What You Might Have Missed
Listen to the final verse again. The one where he talks about "When the children are all grown / And the days are getting long."
He’s looking into the future there. At the time of recording, his kids weren't all grown. He was projecting. He was imagining the end of the story while he was still in the middle of it. That’s a level of emotional intelligence you don’t see in modern "bro-country."
He also manages to avoid the "country tropes." There’s no mention of God, trucks, or whiskey. It’s just human connection. By stripping away the cliches, he made something universal. You don't have to be a country fan to "get" this song. You just have to have loved someone for a long time.
How to Truly Appreciate the Track Today
If you want to experience the full weight of the song, don't just play it as background music while you're doing dishes.
- Watch the Grand Ole Opry performances. There’s a specific live version from the Opry where you can see the audience. Usually, they’re hooting and hollering. For this song? It’s dead silent. You can see people wiping their eyes in the front row.

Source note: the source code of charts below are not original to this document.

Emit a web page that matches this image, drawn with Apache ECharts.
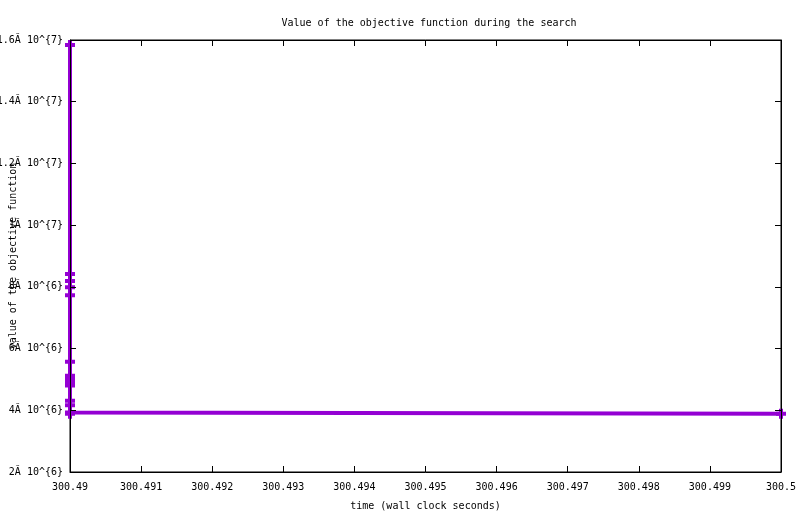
<!DOCTYPE html>
<html>
<head>
<meta charset="utf-8">
<script src="https://cdn.jsdelivr.net/npm/echarts@6/dist/echarts.min.js"></script>
<style>html,body{margin:0;padding:0;background:#fff}#c{width:800px;height:514px}</style>
</head>
<body>
<div id="c"></div>
<script>
var times = [300.49, 300.49, 300.49, 300.49, 300.49, 300.49, 300.49, 300.49, 300.49, 300.49, 300.49, 300.49, 300.49, 300.49, 300.5];
var values = [15840000, 8420000, 8190000, 7990000, 7730000, 5570000, 5120000, 5010000, 4910000, 4800000, 4310000, 4160000, 3930000, 3890000, 3890000];
var yTickLabels = ['2Ă 10^{6}', '4Ă 10^{6}', '6Ă 10^{6}', '8Ă 10^{6}', '1Ă 10^{7}', '1.2Ă 10^{7}', '1.4Ă 10^{7}', '1.6Ă 10^{7}'];
var xTickLabels = ['300.49', '300.491', '300.492', '300.493', '300.494', '300.495', '300.496', '300.497', '300.498', '300.499', '300.5'];

var FONT = 'DejaVu Sans Mono';
var chart = echarts.init(document.getElementById('c'), null, {renderer: 'canvas'});
var pts = times.map(function (t, i) { return [t, values[i]]; });
var xMin = 300.49, xMax = 300.5, xInt = 0.001;
var yMin = 2000000, yMax = 16000000, yInt = 2000000;
var axisLine = {show: true, lineStyle: {color: '#000', width: 1}};
var tick = {show: true, inside: true, length: 6, lineStyle: {color: '#000', width: 1}};
chart.setOption({
  animation: false,
  backgroundColor: '#fff',
  title: {
    text: 'Value of the objective function during the search',
    left: 424, top: 13, textAlign: 'center',
    textStyle: {fontFamily: FONT, fontSize: 10, fontWeight: 'normal', color: '#000'}
  },
  grid: {left: 70, right: 19, top: 40, bottom: 42, containLabel: false, outerBoundsMode: 'none',
    show: true, borderColor: '#000', borderWidth: 1, backgroundColor: 'transparent'},
  xAxis: [{
    type: 'value', min: xMin, max: xMax, interval: xInt, position: 'bottom',
    name: 'time (wall clock seconds)', nameLocation: 'middle', nameGap: 29, nameMoveOverlap: false,
    nameTextStyle: {fontFamily: FONT, fontSize: 10, color: '#000'},
    axisLine: axisLine, axisTick: tick, splitLine: {show: false},
    axisLabel: {fontFamily: FONT, fontSize: 10, color: '#000', margin: 10,
      formatter: function (v) { return xTickLabels[Math.round((v - xMin) / xInt)]; }}
  }, {
    type: 'value', min: xMin, max: xMax, interval: xInt, position: 'top',
    axisLine: axisLine, axisTick: tick, splitLine: {show: false}, axisLabel: {show: false}
  }],
  yAxis: [{
    type: 'value', min: yMin, max: yMax, interval: yInt, position: 'left', z: 10,
    name: 'value of the objective function', nameLocation: 'middle', nameGap: 52, nameMoveOverlap: false,
    nameTextStyle: {fontFamily: FONT, fontSize: 10, color: '#000'},
    axisLine: axisLine, axisTick: tick, splitLine: {show: false},
    axisLabel: {fontFamily: FONT, fontSize: 10, color: '#000', margin: 7,
      formatter: function (v) { return yTickLabels[Math.round((v - yMin) / yInt)]; }}
  }, {
    type: 'value', min: yMin, max: yMax, interval: yInt, position: 'right', z: 10,
    axisLine: axisLine, axisTick: tick, splitLine: {show: false}, axisLabel: {show: false}
  }],
  series: [{
    type: 'line', data: pts, clip: false, z: 2,
    lineStyle: {color: '#9400D3', width: 4},
    itemStyle: {color: '#9400D3'},
    symbol: 'path://M3,0h4v3h3v4h-3v3h-4v-3h-3v-4h3z',
    symbolSize: 10, showAllSymbol: true
  }]
});
</script>
</body>
</html>
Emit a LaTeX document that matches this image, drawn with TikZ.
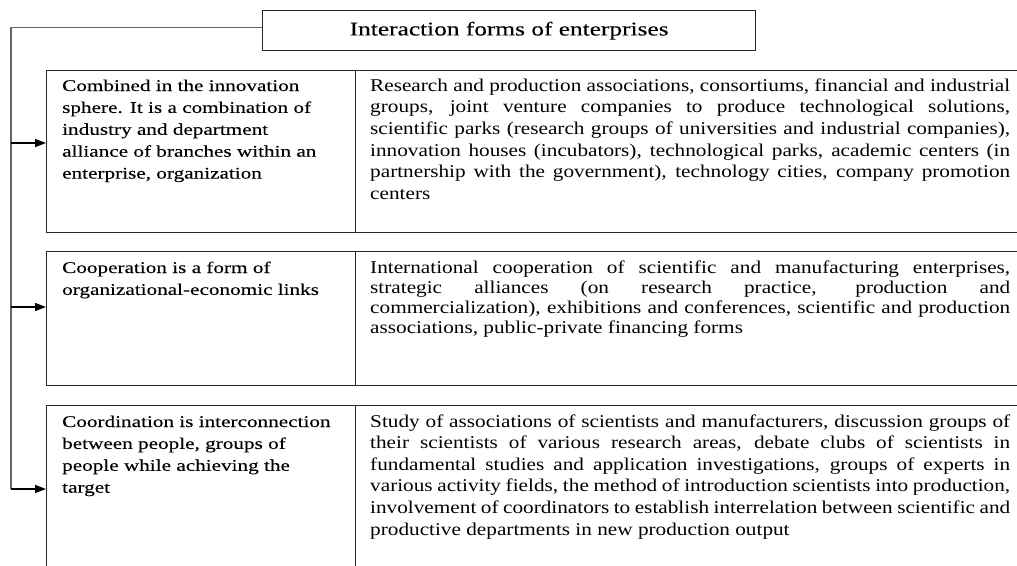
\documentclass[tikz,border=0pt]{standalone}
\usepackage{fontspec}
\setmainfont{Liberation Serif}
\newfontfamily\rfont{Liberation Serif}[FakeStretch=1.18]
\newfontfamily\lfont{Liberation Serif}[FakeStretch=1.3,FakeBold=0.2]
\usetikzlibrary{arrows.meta}
\newcommand{\jl}[1]{\makebox[640pt][s]{#1}\\}
\newcommand{\rtext}[2]{\parbox[t]{640pt}{\rfont\fontsize{18}{#1}\selectfont\raggedright #2}}
\newcommand{\ltext}[1]{\parbox[t]{290pt}{\lfont\fontsize{16.3}{21.9}\selectfont\raggedright #1}}
\begin{document}
\begin{tikzpicture}[x=1pt,y=-1pt,
  cell/.style={draw=black!85, line width=1.3pt, rectangle, inner sep=0pt, anchor=north west},
  lbl/.style={inner sep=0pt, anchor=base west, text=black},
  link/.style={draw=black!60, line width=1.6pt},
  arr/.style={-{Triangle[length=11pt,width=8pt]}, line width=1.3pt, black}]
\useasboundingbox (0,0) rectangle (1017,565);
\clip (0,0) rectangle (1017,565);
% title
\node[cell, minimum width=493pt, minimum height=40pt, anchor=north west, text=black,
      font=\lfont\fontsize{19.5}{22}\selectfont] (title) at (262,10) {Interaction forms of enterprises};
% row 1
\node[cell, minimum width=309pt, minimum height=162pt] (c1) at (46,70) {};
\node[cell, minimum width=700pt, minimum height=162pt] (d1) at (355,70) {};
% row 2
\node[cell, minimum width=309pt, minimum height=134pt] (c2) at (46,251) {};
\node[cell, minimum width=700pt, minimum height=134pt] (d2) at (355,251) {};
% row 3
\node[cell, minimum width=309pt, minimum height=200pt] (c3) at (46,405) {};
\node[cell, minimum width=700pt, minimum height=200pt] (d3) at (355,405) {};
% texts
\node[lbl] (l1) at (62,91) {\ltext{Combined in the innovation\\ sphere. It is a combination of\\ industry and department\\ alliance of branches within an\\ enterprise, organization}};
\node[lbl] (l2) at (62,273) {\ltext{Cooperation is a form of\\ organizational-economic links}};
\node[lbl] (l3) at (62,427) {\ltext{Coordination is interconnection\\ between people, groups of\\ people while achieving the\\ target}};
\node[lbl] (r1) at (370,91) {\rtext{21.7}{%
\jl{Research and production associations, consortiums, financial and industrial}%
\jl{groups, joint venture companies to produce technological solutions,}%
\jl{scientific parks (research groups of universities and industrial companies),}%
\jl{innovation houses (incubators), technological parks, academic centers (in}%
\jl{partnership with the government), technology cities, company promotion}%
centers}};
\node[lbl] (r2) at (370,273) {\rtext{20}{%
\jl{International cooperation of scientific and manufacturing enterprises,}%
\jl{strategic alliances (on research practice, production and}%
\jl{commercialization), exhibitions and conferences, scientific and production}%
associations, public-private financing forms}};
\node[lbl] (r3) at (370,427) {\rtext{21.6}{%
\jl{Study of associations of scientists and manufacturers, discussion groups of}%
\jl{their scientists of various research areas, debate clubs of scientists in}%
\jl{fundamental studies and application investigations, groups of experts in}%
\jl{various activity fields, the method of introduction scientists into production,}%
\jl{involvement of coordinators to establish interrelation between scientific and}%
productive departments in new production output}};
% connectors
\coordinate (j1) at (11,143);
\coordinate (j2) at (11,307);
\coordinate (j3) at (11,489);
\draw[link] ([yshift=3pt]title.west) -| (j3);
\draw[arr] (j1) -- (j1 -| c1.west);
\draw[arr] (j2) -- (j2 -| c2.west);
\draw[arr] (j3) -- (j3 -| c3.west);
\end{tikzpicture}
\end{document}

- Listen to the "Denise" connection. Read Denise Jackson’s book, It’s All About Him. It gives the song a backbone of reality that makes the lyrics feel less like a story and more like a testimony.
- Analyze the pacing. Notice how the song never actually "builds" to a huge climax. It stays level. Life doesn't always have a cinematic crescendo; it just flows. The song reflects that.
The next time Remember When by Alan Jackson comes on, let it finish. Don't skip. Don't check your phone. Just sit with it. It’s a rare piece of art that tells the truth about time—that it’s the only thing we’re all losing, but the only thing that gives our lives any meaning.
To get the most out of your listening experience, try pairing the song with a look through your own old photo albums or digital archives. It’s a visceral way to connect Jackson’s lyrics to your own timeline. If you’re a musician, try stripping the chords back to just a simple C, F, and G progression on an acoustic guitar to see how the melody carries the emotional weight without any studio polish. Focus on the storytelling aspect of your own life milestones—write them down if you have to—to see just how much ground Alan Jackson covered in those few short verses.